[START]

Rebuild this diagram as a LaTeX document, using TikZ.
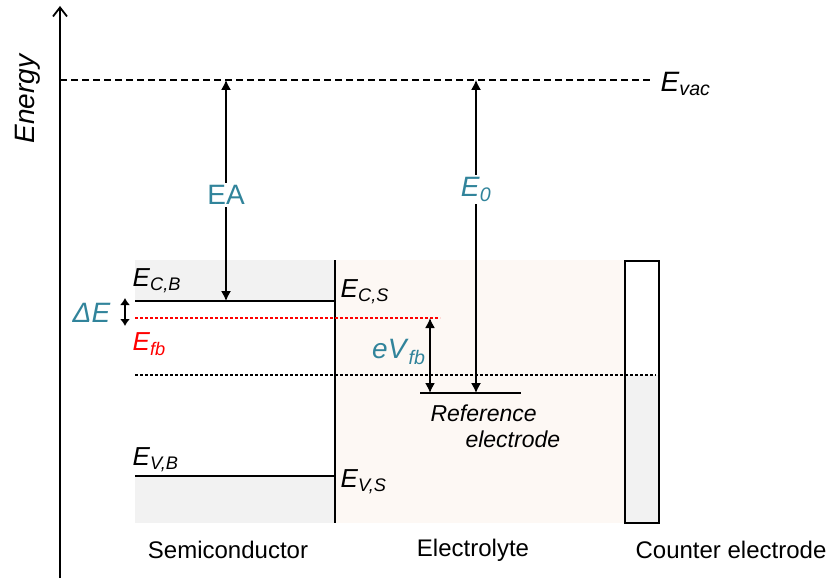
\documentclass[tikz,border=0pt]{standalone}
\usepackage{fontspec}
\setmainfont{Liberation Sans}
\usetikzlibrary{arrows.meta}
\definecolor{labteal}{HTML}{31849B}
\definecolor{semigray}{HTML}{F2F2F2}
\definecolor{elpeach}{HTML}{FDF8F4}
\newcommand{\enlvl}[2]{\textit{#1}\textsubscript{\textit{#2}}}

\begin{document}
\begin{tikzpicture}[x=1pt,y=-1pt,font=\fontsize{24}{28}\selectfont,
    lvl/.style={line width=2.2pt},
    lvltxt/.style={font=\fontsize{26}{30}\selectfont},
    dotline/.style={line width=2pt,dash pattern=on 2.5pt off 2.5pt},
    tealtxt/.style={text=labteal,font=\fontsize{28}{32}\selectfont},
    >={Latex[length=10pt,width=10pt]}]
    \useasboundingbox (0,0) rectangle (826,580);
    % regions
    \fill[semigray] (135,260) rectangle (335,301);
    \fill[semigray] (135,476) rectangle (335,523);
    \fill[elpeach] (335,260) rectangle (625,523);
    \fill[semigray] (625,375) rectangle (659,523);
    % axis
    \coordinate (ax0) at (60,578);
    \coordinate (ax1) at (60,6);
    \draw[line width=1.8pt,-{Straight Barb[length=9pt,width=14pt]}] (ax0)--(ax1);
    \node[rotate=90,font=\fontsize{28}{32}\selectfont\itshape] (energy) at (28,99) {Energy};
    % vacuum level
    \coordinate (vacL) at (60,80);
    \coordinate (vacR) at (652,80);
    \draw[line width=1.6pt,dash pattern=on 7pt off 4pt] (vacL)--(vacR);
    \node[anchor=west,font=\fontsize{28}{32}\selectfont] (evac) at (657,84) {\enlvl{E}{vac}};
    % semiconductor
    \coordinate (cbL) at (135,301);
    \coordinate (cbR) at (335,301);
    \coordinate (vbL) at (135,476);
    \coordinate (vbR) at (335,476);
    \coordinate (ifT) at (335,260);
    \coordinate (ifB) at (335,523);
    \draw[lvl] (cbL)--(cbR);
    \draw[lvl] (vbL)--(vbR);
    \draw[lvl] (ifT)--(ifB);
    \node[anchor=west,lvltxt] (ecb) at (129,281) {\enlvl{E}{C,B}};
    \node[anchor=west,lvltxt] (ecs) at (337,292) {\enlvl{E}{C,S}};
    \node[anchor=west,lvltxt] (evb) at (129,460) {\enlvl{E}{V,B}};
    \node[anchor=west,lvltxt] (evs) at (337,482) {\enlvl{E}{V,S}};
    % flat band and reference levels
    \coordinate (fbL) at (135,318);
    \coordinate (fbR) at (440,318);
    \draw[dotline,red] (fbL)--(fbR);
    \node[anchor=west,text=red,lvltxt] (efb) at (129,344) {\enlvl{E}{fb}};
    \coordinate (refL) at (135,375);
    \coordinate (refR) at (656,375);
    \draw[dotline] (refL)--(refR);
    \coordinate (reL) at (420,393);
    \coordinate (reR) at (521,393);
    \draw[lvl] (reL)--(reR);
    \node[anchor=north west,align=left,font=\fontsize{23}{26}\selectfont\itshape] (refel) at (427,401) {Reference\\\hspace{35pt}electrode};
    % counter electrode
    \draw[lvl] (625,261) rectangle (659,523);
    % arrows
    \coordinate (eaT) at (226,80);
    \coordinate (eaB) at (226,301);
    \draw[line width=1.3pt,<->] (eaT)--node[fill=white,tealtxt,pos=0.52,inner sep=2pt] (ealab) {EA} (eaB);
    \coordinate (e0T) at (476,80);
    \coordinate (e0B) at (476,393);
    \draw[line width=1.3pt,<->] (e0T)--node[fill=white,tealtxt,pos=0.35,inner sep=2pt] (e0lab) {\enlvl{E}{0}} (e0B);
    \coordinate (fbT) at (430,318);
    \coordinate (fbB) at (430,393);
    \draw[line width=1.6pt,<->] (fbT)--(fbB);
    \node[tealtxt,anchor=east] (evfb) at (429,352) {\enlvl{eV}{fb}};
    \coordinate (deT) at (125,298);
    \coordinate (deB) at (125,326);
    \draw[line width=1.6pt,{Latex[length=7pt,width=10pt]}-{Latex[length=7pt,width=10pt]}] (deT)--(deB);
    \node[tealtxt,anchor=east] (delab) at (114,313) {\textit{ΔE}};
    % region labels
    \node (semi) at (228,550) {Semiconductor};
    \node (elec) at (473,550) {Electrolyte};
    \node (cntr) at (731,550) {Counter electrode};
\end{tikzpicture}
\end{document}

[END]

• TASK OBJECTIVE
Reproduce the data above in full, exactly as it is, with the pictures left out.

• RESULT OF THE TASK
Rebuild this diagram as a LaTeX document, using TikZ.
\documentclass[tikz,border=0pt]{standalone}
\usepackage{fontspec}
\setmainfont{Liberation Sans}
\usetikzlibrary{arrows.meta}
\definecolor{labteal}{HTML}{31849B}
\definecolor{semigray}{HTML}{F2F2F2}
\definecolor{elpeach}{HTML}{FDF8F4}
\newcommand{\enlvl}[2]{\textit{#1}\textsubscript{\textit{#2}}}

\begin{document}
\begin{tikzpicture}[x=1pt,y=-1pt,font=\fontsize{24}{28}\selectfont,
    lvl/.style={line width=2.2pt},
    lvltxt/.style={font=\fontsize{26}{30}\selectfont},
    dotline/.style={line width=2pt,dash pattern=on 2.5pt off 2.5pt},
    tealtxt/.style={text=labteal,font=\fontsize{28}{32}\selectfont},
    >={Latex[length=10pt,width=10pt]}]
    \useasboundingbox (0,0) rectangle (826,580);
    % regions
    \fill[semigray] (135,260) rectangle (335,301);
    \fill[semigray] (135,476) rectangle (335,523);
    \fill[elpeach] (335,260) rectangle (625,523);
    \fill[semigray] (625,375) rectangle (659,523);
    % axis
    \coordinate (ax0) at (60,578);
    \coordinate (ax1) at (60,6);
    \draw[line width=1.8pt,-{Straight Barb[length=9pt,width=14pt]}] (ax0)--(ax1);
    \node[rotate=90,font=\fontsize{28}{32}\selectfont\itshape] (energy) at (28,99) {Energy};
    % vacuum level
    \coordinate (vacL) at (60,80);
    \coordinate (vacR) at (652,80);
    \draw[line width=1.6pt,dash pattern=on 7pt off 4pt] (vacL)--(vacR);
    \node[anchor=west,font=\fontsize{28}{32}\selectfont] (evac) at (657,84) {\enlvl{E}{vac}};
    % semiconductor
    \coordinate (cbL) at (135,301);
    \coordinate (cbR) at (335,301);
    \coordinate (vbL) at (135,476);
    \coordinate (vbR) at (335,476);
    \coordinate (ifT) at (335,260);
    \coordinate (ifB) at (335,523);
    \draw[lvl] (cbL)--(cbR);
    \draw[lvl] (vbL)--(vbR);
    \draw[lvl] (ifT)--(ifB);
    \node[anchor=west,lvltxt] (ecb) at (129,281) {\enlvl{E}{C,B}};
    \node[anchor=west,lvltxt] (ecs) at (337,292) {\enlvl{E}{C,S}};
    \node[anchor=west,lvltxt] (evb) at (129,460) {\enlvl{E}{V,B}};
    \node[anchor=west,lvltxt] (evs) at (337,482) {\enlvl{E}{V,S}};
    % flat band and reference levels
    \coordinate (fbL) at (135,318);
    \coordinate (fbR) at (440,318);
    \draw[dotline,red] (fbL)--(fbR);
    \node[anchor=west,text=red,lvltxt] (efb) at (129,344) {\enlvl{E}{fb}};
    \coordinate (refL) at (135,375);
    \coordinate (refR) at (656,375);
    \draw[dotline] (refL)--(refR);
    \coordinate (reL) at (420,393);
    \coordinate (reR) at (521,393);
    \draw[lvl] (reL)--(reR);
    \node[anchor=north west,align=left,font=\fontsize{23}{26}\selectfont\itshape] (refel) at (427,401) {Reference\\\hspace{35pt}electrode};
    % counter electrode
    \draw[lvl] (625,261) rectangle (659,523);
    % arrows
    \coordinate (eaT) at (226,80);
    \coordinate (eaB) at (226,301);
    \draw[line width=1.3pt,<->] (eaT)--node[fill=white,tealtxt,pos=0.52,inner sep=2pt] (ealab) {EA} (eaB);
    \coordinate (e0T) at (476,80);
    \coordinate (e0B) at (476,393);
    \draw[line width=1.3pt,<->] (e0T)--node[fill=white,tealtxt,pos=0.35,inner sep=2pt] (e0lab) {\enlvl{E}{0}} (e0B);
    \coordinate (fbT) at (430,318);
    \coordinate (fbB) at (430,393);
    \draw[line width=1.6pt,<->] (fbT)--(fbB);
    \node[tealtxt,anchor=east] (evfb) at (429,352) {\enlvl{eV}{fb}};
    \coordinate (deT) at (125,298);
    \coordinate (deB) at (125,326);
    \draw[line width=1.6pt,{Latex[length=7pt,width=10pt]}-{Latex[length=7pt,width=10pt]}] (deT)--(deB);
    \node[tealtxt,anchor=east] (delab) at (114,313) {\textit{ΔE}};
    % region labels
    \node (semi) at (228,550) {Semiconductor};
    \node (elec) at (473,550) {Electrolyte};
    \node (cntr) at (731,550) {Counter electrode};
\end{tikzpicture}
\end{document}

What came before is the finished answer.